What I’m Reading
I spend a lot of my spare time reading. The past few years I’ve been reading several texts about enzymes, especially their fundamental biophysics, mechanisms, quantum simulation, and design. I’m also doing some mushroom reading!
Enzymes, catalyst modeling, and catalyst design
My self-learning in the bio/chemical and enzyme literature guided me to these works:
- Richard Martin, 2017 - Electronic structure: basic theory and practical methods, 1st Ed.: To bring me up to date on modern quantum simulation methods, e.g. for transition state search and active site analysis.
- P. Frey & A. Hegeman, 2007 - Enzymatic Reaction Mechanisms: Ultimately, the best enzymes were made by nature. How do natural enzymes function? What can we learn from them?
- R. J. Silbey, R. A. Alberty, & M. G. Bawendi, 2004 - Physical Chemistry, 4th Ed.: Finishing up this tome from physical chemistry in undergrad–P chem was my favorite subject!
- D. F. Shriver, P. W. Atkins, & C. H. Langford, 1990 - Inorganic Chemistry: I didn’t get a chance to take inorganic chem in graduate school.
Mycology
These texts are my main mycological knowledge base, plus any papers I find relevant:
- Daniel Winkler, 2023 - Fruits of the forest: A field guide to Pacific Northwest edible mushrooms: A field guide.
- Noah Siegel & Christian Schwarz, 2024 - Mushrooms of Cascadia: A Comprehensive Guide to Fungi of the Pacific Northwest: A textbook-ier source text to give me solid footing in the literature.
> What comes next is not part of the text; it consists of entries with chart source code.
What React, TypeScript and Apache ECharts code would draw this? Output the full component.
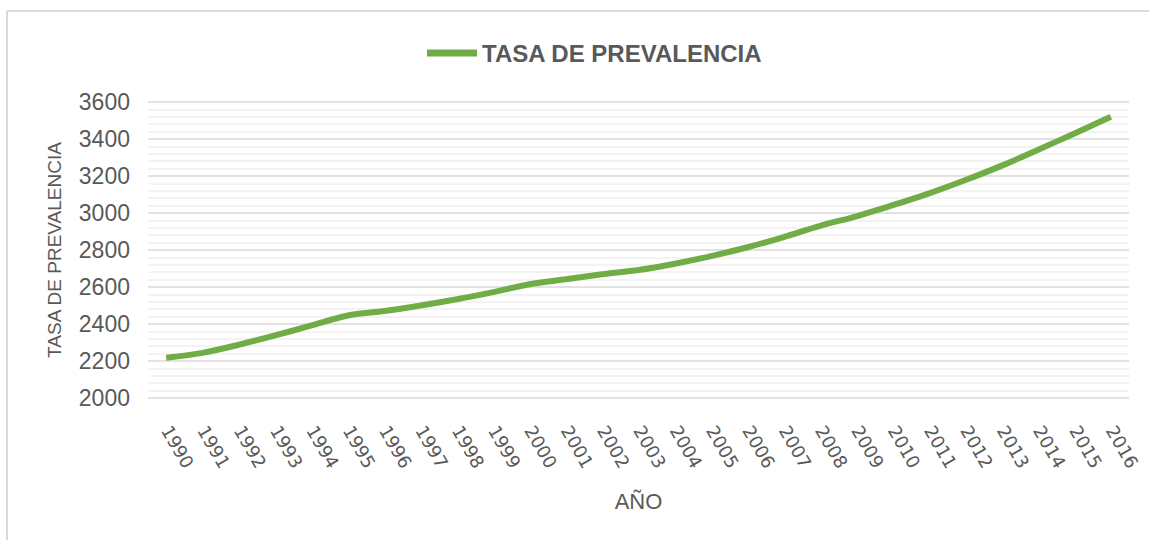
import React, { useEffect, useRef } from "react";
import * as echarts from "echarts";

const years: string[] = [
  "1990", "1991", "1992", "1993", "1994", "1995", "1996", "1997", "1998",
  "1999", "2000", "2001", "2002", "2003", "2004", "2005", "2006", "2007",
  "2008", "2009", "2010", "2011", "2012", "2013", "2014", "2015", "2016",
];

const prevalence: number[] = [
  2218, 2244, 2288, 2338, 2392, 2446, 2470, 2500, 2534, 2572, 2615,
  2642, 2669, 2692, 2726, 2767, 2815, 2870, 2931, 2982, 3042, 3106,
  3178, 3256, 3342, 3430, 3520,
];

const yTicks = { min: 2000, max: 3600, interval: 200 };

const seriesName = "TASA DE PREVALENCIA";
const xName = "AÑO";
const yName = "TASA DE PREVALENCIA";

export default function App() {
  const ref = useRef<HTMLDivElement>(null);
  useEffect(() => {
    if (!ref.current) return;
    const chart = echarts.init(ref.current, null, { renderer: "svg" });
    chart.setOption({
      animation: false,
      backgroundColor: "#ffffff",
      graphic: [
        {
          type: "line",
          shape: { x1: 7, y1: 11, x2: 1149, y2: 11 },
          style: { stroke: "#d9d9d9", lineWidth: 2 },
          silent: true,
          z: -10,
        },
        {
          type: "line",
          shape: { x1: 7, y1: 11, x2: 7, y2: 540 },
          style: { stroke: "#d9d9d9", lineWidth: 2 },
          silent: true,
          z: -10,
        },
      ],
      legend: {
        show: true,
        left: 422,
        top: 36,
        icon: "rect",
        itemWidth: 50,
        itemHeight: 7,
        textStyle: {
          fontFamily: "Liberation Sans, Arial",
          fontWeight: "bold",
          fontSize: 24,
          color: "#595959",
        },
        data: [seriesName],
      },
      grid: {
        left: 148,
        right: 20,
        top: 102,
        bottom: 142,
      },
      xAxis: {
        type: "category",
        data: years,
        boundaryGap: true,
        axisLine: { show: false },
        axisTick: { show: false },
        axisLabel: {
          rotate: -60,
          margin: 29,
          fontFamily: "DejaVu Sans",
          fontSize: 18,
          color: "#595959",
          interval: 0,
        },
        name: xName,
        nameLocation: "middle",
        nameGap: 92,
        nameTextStyle: {
          fontFamily: "Liberation Sans, Arial",
          fontSize: 22,
          color: "#595959",
        },
      },
      yAxis: {
        type: "value",
        min: yTicks.min,
        max: yTicks.max,
        interval: yTicks.interval,
        axisLine: { show: false },
        axisTick: { show: false },
        axisLabel: {
          margin: 18,
          fontFamily: "Liberation Sans, Arial",
          fontSize: 23,
          color: "#595959",
          formatter: (v: number) => String(v),
        },
        splitLine: { show: true, lineStyle: { color: "#d9d9d9", width: 1.5 } },
        minorTick: { show: false, splitNumber: 5 },
        minorSplitLine: { show: true, lineStyle: { color: "#efefef", width: 1.5 } },
        name: yName,
        nameLocation: "middle",
        nameGap: 84,
        nameRotate: 90,
        nameTextStyle: {
          fontFamily: "Liberation Sans, Arial",
          fontSize: 19,
          color: "#595959",
        },
      },
      series: [
        {
          name: seriesName,
          type: "line",
          data: prevalence,
          smooth: 0.3,
          symbol: "none",
          lineStyle: { color: "#70ad47", width: 6 },
          itemStyle: { color: "#70ad47" },
        },
      ],
    });
    return () => chart.dispose();
  }, []);
  return (
    <div
      ref={ref}
      style={{ position: "fixed", left: 0, top: 0, width: 1149, height: 540 }}
    />
  );
}
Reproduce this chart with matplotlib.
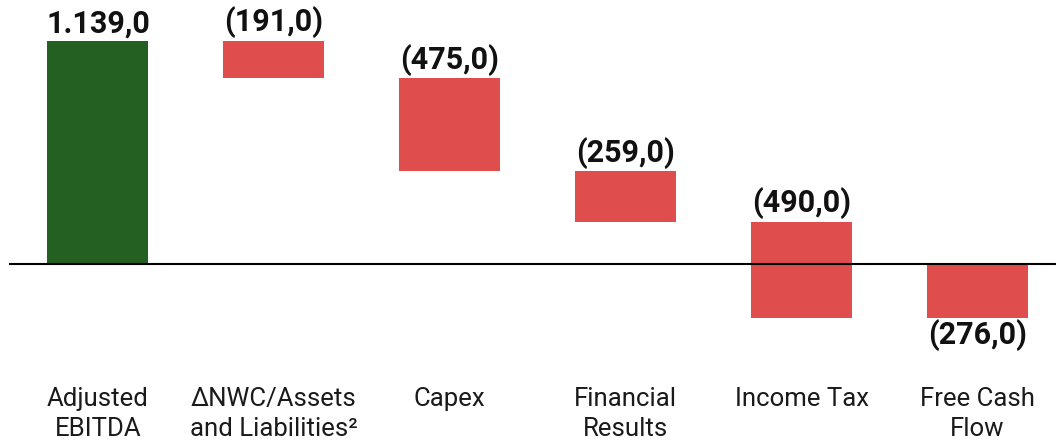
import matplotlib.pyplot as plt

plt.rcParams["font.family"] = ["Roboto", "DejaVu Sans"]

categories = ["Adjusted\nEBITDA", "ΔNWC/Assets\nand Liabilities²", "Capex",
              "Financial\nResults", "Income Tax", "Free Cash\nFlow"]
values = [1139.0, -191.0, -475.0, -259.0, -490.0, -276.0]
labels = ["1.139,0", "(191,0)", "(475,0)", "(259,0)", "(490,0)", "(276,0)"]

green = "#236021"
red = "#E04D4D"


def fmt_steps(vals):
    # first and last are totals, the rest are steps
    bottoms, heights = [], []
    running = 0.0
    for i, v in enumerate(vals):
        if i == 0:
            bottoms.append(0.0)
            heights.append(v)
            running = v
        elif i == len(vals) - 1:
            bottoms.append(0.0)
            heights.append(v)
        else:
            bottoms.append(running)
            heights.append(v)
            running += v
    return bottoms, heights


bottoms, heights = fmt_steps(values)
colors = [green if v > 0 else red for v in values]
x = list(range(len(categories)))

fig = plt.figure(figsize=(10.56, 4.41), dpi=100)
ax = fig.add_axes([0, 0, 1, 1])
ax.bar(x, heights, bottom=bottoms, width=0.574, color=colors)
ax.set_xlim(-0.557, 5.446)
ax.set_ylim(-904, 1348.5)
ax.axhline(0, xmin=0.0095, xmax=1, color="black", lw=1.5)
ax.axis("off")

for i, (b, h, lab) in enumerate(zip(bottoms, heights, labels)):
    top = max(b, b + h)
    low = min(b, b + h)
    if i == len(values) - 1:
        ax.annotate(lab, (i, low), xytext=(0, -1), textcoords="offset points",
                    ha="center", va="top", fontsize=22, fontweight="bold", color="#111111")
    else:
        ax.annotate(lab, (i, top), xytext=(0, 2), textcoords="offset points",
                    ha="center", va="bottom", fontsize=22, fontweight="bold", color="#111111")

for i, cat in enumerate(categories):
    ax.text(i, -628, cat, ha="center", va="top", fontsize=18.5, color="#1a1a1a",
            linespacing=1.32)

fig.savefig("out.png", dpi=100)
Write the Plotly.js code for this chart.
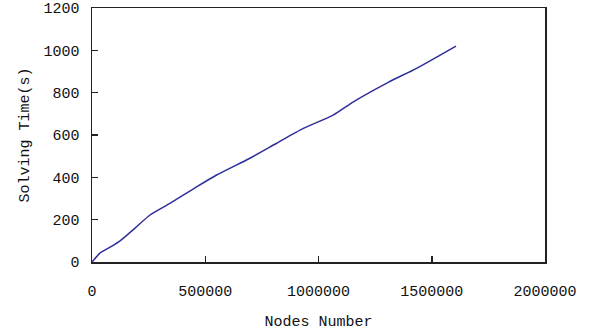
<!DOCTYPE html>
<html><head><meta charset="utf-8">
<script src="https://cdn.plot.ly/plotly-3.0.1.min.js"></script>
<style>html,body{margin:0;padding:0;background:#fff}#chart{width:601px;height:333px}</style>
</head><body><div id="chart"></div>
<script>
const nodes = [0, 20000, 35000, 80000, 124000, 190000, 256000, 344000, 450000, 550000, 697000, 815000, 933000, 1065000, 1154000, 1308000, 1433000, 1607000];
const solveTime = [0, 25, 42, 70, 100, 160, 222, 277, 347, 411, 490, 561, 631, 694, 757, 849, 915, 1020];
const xTicks = [0, 500000, 1000000, 1500000, 2000000];
const yTicks = [0, 200, 400, 600, 800, 1000, 1200];
const xTitle = 'Nodes Number';
const yTitle = 'Solving Time(s)';

const font = {family: 'Liberation Mono, DejaVu Sans Mono, monospace', size: 15, color: '#111'};
Plotly.newPlot('chart', [{
  x: nodes, y: solveTime, type: 'scatter', mode: 'lines',
  line: {color: '#2e2e9a', width: 1.5, shape: 'spline', smoothing: 0.6}, showlegend: false
}], {
  width: 601, height: 333,
  margin: {l: 92, r: 56, t: 8, b: 71},
  paper_bgcolor: '#fff', plot_bgcolor: '#fff',
  font: font,
  xaxis: {range: [0, 2000000], tickvals: xTicks, ticktext: xTicks.map(String),
    ticks: 'inside', ticklen: 6, tickcolor: '#222', tickwidth: 1.5,
    showline: true, linecolor: '#222', linewidth: 1.5, mirror: true,
    showgrid: false, zeroline: false, ticklabelstandoff: 14,
    title: {text: xTitle, font: font, standoff: 16}},
  yaxis: {range: [0, 1200], tickvals: yTicks, ticktext: yTicks.map(String),
    ticks: 'inside', ticklen: 6, tickcolor: '#222', tickwidth: 1.5,
    showline: true, linecolor: '#222', linewidth: 1.5, mirror: true,
    showgrid: false, zeroline: false, ticklabelstandoff: 8,
    title: {text: yTitle, font: font, standoff: 10}}
}, {displayModeBar: false, staticPlot: true});
</script></body></html>
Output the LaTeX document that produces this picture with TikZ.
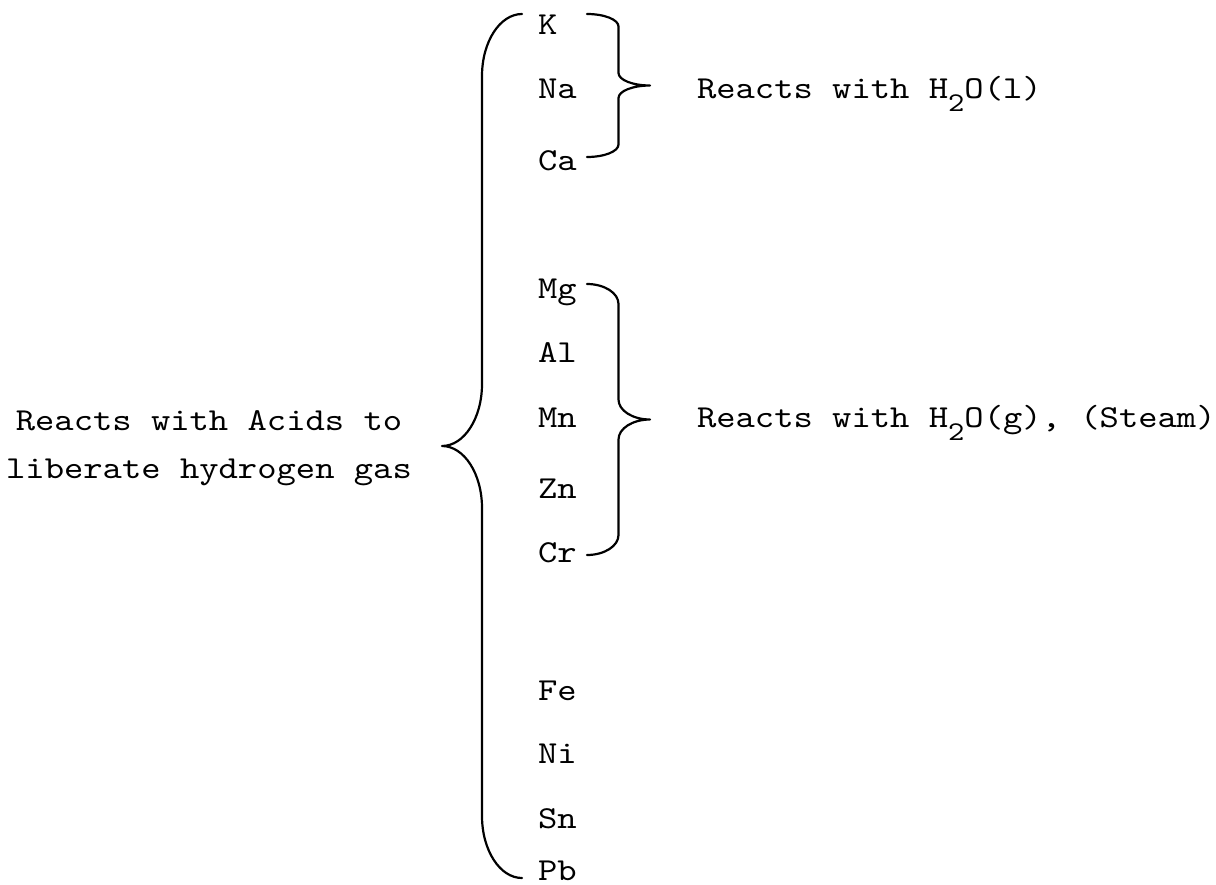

General recommendations for my colleagues
- J. Zimring, 2019 - What science is and how it really works: I think every scientist should read this book. It’s simply the best-structured analysis of cognitive biases inherent to human existence, it separates science from non-science, and it’s made me a better scientist. I’m working my way around to a second reading soon.